FedEx earns, drop in claims push stocks higher
NEW YORK (AP) — Strong earnings from FedEx and a sharp drop in claims for unemployment benefits sent stocks higher in early trading Thursday.
The Dow Jones industrial average jumped 88 points, or 0.7 percent, to 11,911 in the first half hour of trading. The Dow lost 360 points over the past three days as on worries that Europe's latest plan to keep its currency union intact would fail.
FedEx reported that its quarterly income nearly doubled on strong growth in online shopping during the holiday season. FedEx is seen as a bellwether for the economy. Its stock jumped 4.9 percent.
The number of people applying for unemployment benefits dropped last week to 366,000, the lowest level since May 2008. That's a sign that layoffs are easing, a first step toward bringing down the unemployment rate, which currently stands at 8.6 percent.
The gains were broad. All 10 industry groups in the S&P rose, led by health care and banks. Every stock in the Dow Jones industrial average rose except for AT&T Inc., which slipped 0.3 percent. Pfizer Inc. rose the most, 1.7 percent.
The Standard & Poor's 500 rose 8 points, or 0.7 percent, to 1,220. The Nasdaq rose 10, or 0.4 percent, 2,549.
In corporate news, Michael Kors Holdings Ltd. jumped 23 percent to $24.84 on its first day of trading. The initial public offering valued the fashion design company at $3.8 billion.
Novellus Systems Inc. jumped 21 percent. The semiconductor equipment maker said late Wednesday that it was being acquired by rival Lam Research Corp.
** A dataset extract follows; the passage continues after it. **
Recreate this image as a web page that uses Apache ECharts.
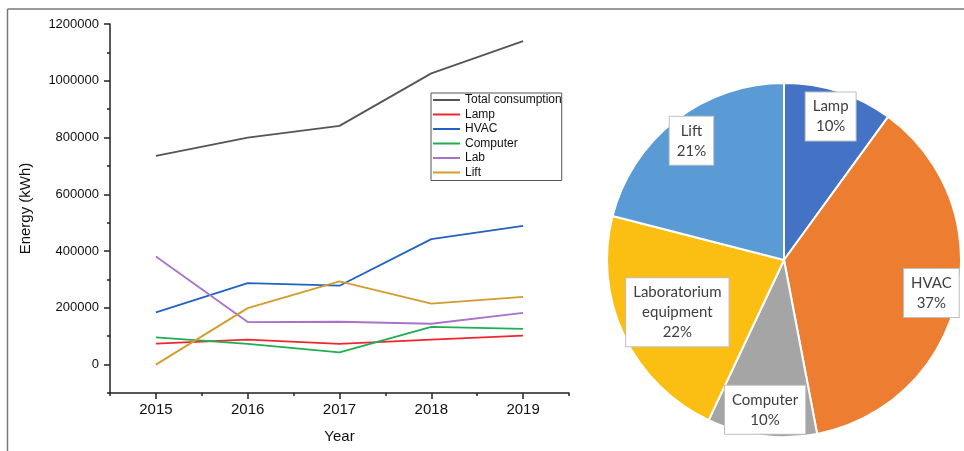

Rite Aid Corp. rose 7 percent. The drugstore chain announced that losses had narrowed in its third quarter.
European markets rose, a day after big declines, as an auction of Spanish government bonds drew strong demand from investors. Germany's DAX rose 1.7 percent; France's main stock index rose 1.2 percent.
The euro rose against the dollar, moving back above $1.30, a day after hitting an 11-month low. The yields on Spanish and Italian government fell, a sign that investors were less worried about the ability of those countries to pay back their debts.